Lexical semantics studies how words carry meaning in context. In Bible study, it helps readers distinguish possible senses of a word from the meaning intended in a specific passage.

At a Glance

Lexical semantics examines how words convey meaning in actual use. For Bible readers, it helps guard against careless word-study errors by asking not only what a word can mean, but what it means here.

Key Points

Description

Lexical semantics is the study of how words mean, including the range of senses a word may carry and the way context clarifies which sense is meant in a particular sentence or passage. Applied to Scripture, this discipline can help interpreters avoid careless word-study errors, such as assuming a word always has the same meaning in every occurrence or importing all possible meanings into one text. Used properly, it supports grammatical-historical interpretation by paying attention to normal language usage, literary context, and authorial intent. In biblical studies, lexical semantics is a tool for careful exegesis rather than a doctrine in itself, so it should be used modestly and in service to the text.

Biblical Context

Scripture itself treats words as meaningful in context, not as isolated containers of every possible sense. Biblical interpretation therefore benefits from asking how a word functions in a sentence, paragraph, and whole book, rather than relying on a single gloss or etymology.

Historical Context

Modern lexical semantics developed within linguistics and lexicography as scholars studied how meaning works in real language use. In Bible study, it interacts with concordances, lexicons, dictionaries, and corpus analysis, but its findings must still be tested by sound exegesis.

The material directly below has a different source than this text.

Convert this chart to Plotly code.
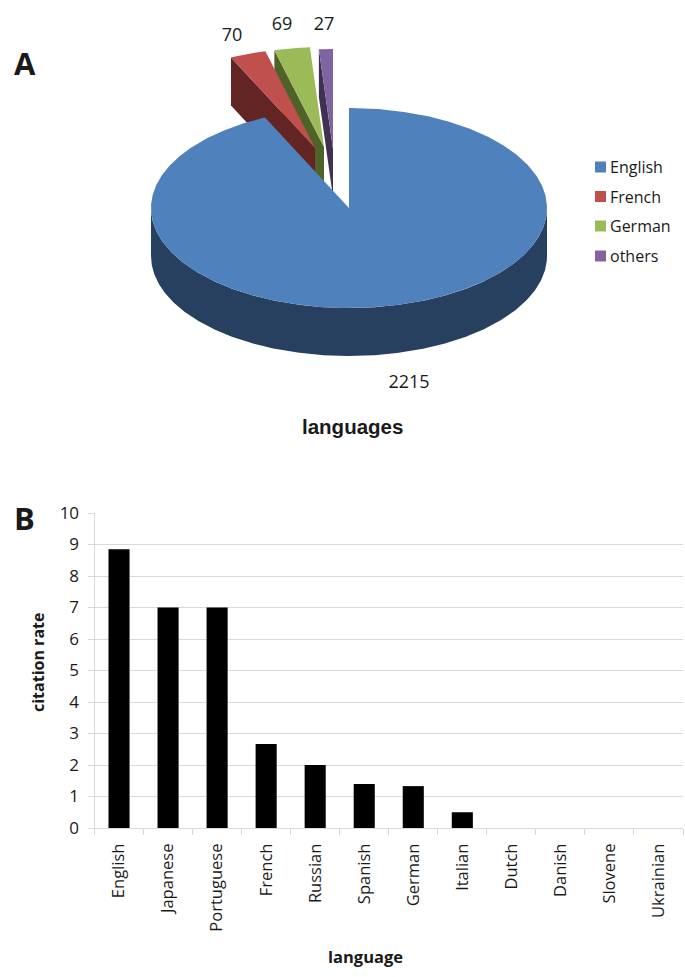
import math
import plotly.graph_objects as go

# ---- data ----
pie_labels = ["English", "French", "German", "others"]
pie_values = [2215, 70, 69, 27]
bar_languages = ["English", "Japanese", "Portuguese", "French", "Russian", "Spanish",
                 "German", "Italian", "Dutch", "Danish", "Slovene", "Ukrainian"]
bar_rates = [8.85, 7, 7, 2.67, 2, 1.4, 1.33, 0.5, 0, 0, 0, 0]
y_ticks = list(range(0, 11))

# ---- styles ----
W, H = 685, 977
top_cols = ["#4F81BD", "#C0504D", "#9BBB59", "#8064A2"]
side_cols = ["#27405F", "#632523", "#4F6228", "#403152"]
TXT = "#1a1a1a"
BODY = "Open Sans, Noto Sans, sans-serif"
RX, RY, DEPTH = 198, 100, 48
apexes = [(349, 208), (315, 148), (324, 147), (333, 149)]
label_pos = [(409, 383), (232, 36), (282, 25), (324, 25)]
key_x = 600.5
key_text_x = 610
key_y = [167, 196.5, 226, 256]
key_text_y = [169, 198.5, 228, 258]


def pt(c, deg, dy=0):
    a = math.radians(deg)
    return c[0] + RX * math.sin(a), c[1] - RY * math.cos(a) + dy


def arc(c, a0, a1, dy=0):
    n = max(2, int(abs(a1 - a0)) * 2)
    return [pt(c, a0 + (a1 - a0) * i / n, dy) for i in range(n + 1)]


def poly(points, color):
    return go.Scatter(x=[p[0] for p in points] + [points[0][0]],
                      y=[p[1] for p in points] + [points[0][1]],
                      mode="lines", fill="toself", fillcolor=color,
                      line=dict(width=0, color=color), hoverinfo="skip",
                      showlegend=False, xaxis="x2", yaxis="y2")


total = sum(pie_values)
angles = [0]
for v in pie_values:
    angles.append(angles[-1] + 360 * v / total)

fig = go.Figure()

# exploded slices, back to front
for i in (3, 2, 1):
    c = apexes[i]
    a0, a1 = angles[i], angles[i + 1]
    o = pt(c, a0)
    fig.add_trace(poly([c, o, (o[0], o[1] + DEPTH), (c[0], c[1] + DEPTH)], side_cols[i]))
    fig.add_trace(poly([c] + arc(c, a0, a1), top_cols[i]))

# main slice: wall then top
c = apexes[0]
fig.add_trace(poly(arc(c, 90, 270) + arc(c, 270, 90, DEPTH), side_cols[0]))
fig.add_trace(poly([c] + arc(c, angles[0], angles[1]), top_cols[0]))

# value labels
fig.add_trace(go.Scatter(x=[p[0] for p in label_pos], y=[p[1] for p in label_pos],
                         text=[str(v) for v in pie_values], mode="text",
                         textfont=dict(family=BODY, size=18, color=TXT),
                         textposition="middle center", hoverinfo="skip",
                         showlegend=False, xaxis="x2", yaxis="y2"))

# key beside the pie
fig.add_trace(go.Scatter(x=[key_x] * len(pie_labels), y=key_y,
                         mode="markers",
                         marker=dict(symbol="square", size=11, color=top_cols, line=dict(width=0)),
                         hoverinfo="skip", showlegend=False, xaxis="x2", yaxis="y2"))
fig.add_trace(go.Scatter(x=[key_text_x] * len(pie_labels), y=key_text_y, text=pie_labels,
                         mode="text", textposition="middle right",
                         textfont=dict(family=BODY, size=16, color=TXT),
                         hoverinfo="skip", showlegend=False, xaxis="x2", yaxis="y2"))

# bars
fig.add_trace(go.Bar(x=bar_languages, y=bar_rates, marker=dict(color="#000000", line=dict(width=0)),
                     showlegend=False, xaxis="x", yaxis="y"))

fig.update_layout(
    width=W, height=H, margin=dict(l=0, r=0, t=0, b=0, autoexpand=False),
    paper_bgcolor="white", plot_bgcolor="rgba(0,0,0,0)", bargap=0.57, showlegend=False,
    font=dict(family=BODY, color=TXT),
    xaxis=dict(domain=[94.5 / W, 683 / W], anchor="y", type="category", tickson="boundaries",
               ticks="outside", ticklen=6, tickcolor="#d9d9d9", linecolor="#d9d9d9", showline=True,
               tickangle=-90, tickfont=dict(family=BODY, size=16.5, color=TXT), showgrid=False,
               automargin=False, ticklabelstandoff=8),
    yaxis=dict(domain=[(H - 828) / H, (H - 513) / H], anchor="x", range=[0, 10],
               tickmode="array", tickvals=y_ticks, ticktext=[str(t) for t in y_ticks],
               ticks="outside", ticklen=6, tickcolor="#d9d9d9", linecolor="#d9d9d9", showline=True,
               gridcolor="#d9d9d9", gridwidth=1, zeroline=False, automargin=False,
               tickfont=dict(family=BODY, size=17, color=TXT), ticklabelstandoff=5),
    xaxis2=dict(domain=[0, 1], anchor="y2", range=[0, W], visible=False, fixedrange=True),
    yaxis2=dict(domain=[0, 1], anchor="x2", range=[H, 0], visible=False, fixedrange=True),
    annotations=[
        dict(text="<b>languages</b>", x=353 / W, y=1 - 426 / H, xref="paper", yref="paper",
             xanchor="center", yanchor="middle", showarrow=False,
             font=dict(family="Liberation Sans, Arial, sans-serif", size=20.5, color=TXT)),
        dict(text="<b>A</b>", x=25 / W, y=1 - 63 / H, xref="paper", yref="paper",
             xanchor="center", yanchor="middle", showarrow=False,
             font=dict(family=BODY, size=31, color=TXT)),
        dict(text="<b>B</b>", x=25 / W, y=1 - 518 / H, xref="paper", yref="paper",
             xanchor="center", yanchor="middle", showarrow=False,
             font=dict(family=BODY, size=31, color=TXT)),
        dict(text="<b>language</b>", x=365 / W, y=1 - 956 / H, xref="paper", yref="paper",
             xanchor="center", yanchor="middle", showarrow=False,
             font=dict(family=BODY, size=16.5, color=TXT)),
        dict(text="<b>citation rate</b>", x=38 / W, y=1 - 663 / H, xref="paper", yref="paper",
             xanchor="center", yanchor="middle", showarrow=False, textangle=-90,
             font=dict(family=BODY, size=16, color=TXT)),
    ],
)

fig.write_html("out.html", config=dict(displayModeBar=False),
               post_script="document.body.style.margin='0';")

Jewish and Ancient Context

Hebrew and Greek words in the biblical world were used in ordinary communication, worship, and teaching. Ancient Jewish interpreters and later scholars often paid close attention to wording, but responsible interpretation still requires context rather than mere sound-alike connections or speculative word associations.

Primary Key Texts

Secondary Key Texts

Original Language Note

The term is drawn from modern linguistics, not from a single biblical Hebrew or Greek technical term. It is used to describe how meaning operates in language, including the biblical languages.

Theological Significance

Lexical semantics supports faithful interpretation by helping readers handle words carefully and in context. It can prevent proof-texting, exaggerated word studies, and doctrinal conclusions built on a single isolated gloss.

Philosophical Explanation

Meaning is determined by usage within a language community and by immediate context, not by a word in isolation. A dictionary lists possible senses; it does not by itself decide which sense a writer intended in a given passage.

Interpretive Cautions

Do not assume that every possible meaning of a word is present in one verse. Do not build doctrine on etymology alone. Do not treat a Strong’s number, lexicon gloss, or root meaning as if it settled interpretation apart from context, grammar, and the flow of thought.

Major Views

Most biblical interpreters accept lexical semantics as a basic and useful tool, though they may differ in method, especially in how much weight to give corpus evidence, lexicons, and semantic range charts. Careful interpreters agree that context is decisive.

Doctrinal Boundaries

Lexical semantics is an aid to interpretation, not an independent authority. It must never override clear Scripture, grammar, genre, or the larger teaching of the passage. It does not permit speculative meanings detached from actual usage.

Practical Significance

It helps Bible readers study words responsibly, compare translations wisely, use lexicons with caution, and avoid common word-study mistakes. It is especially useful for teaching, sermon preparation, and close reading of Scripture.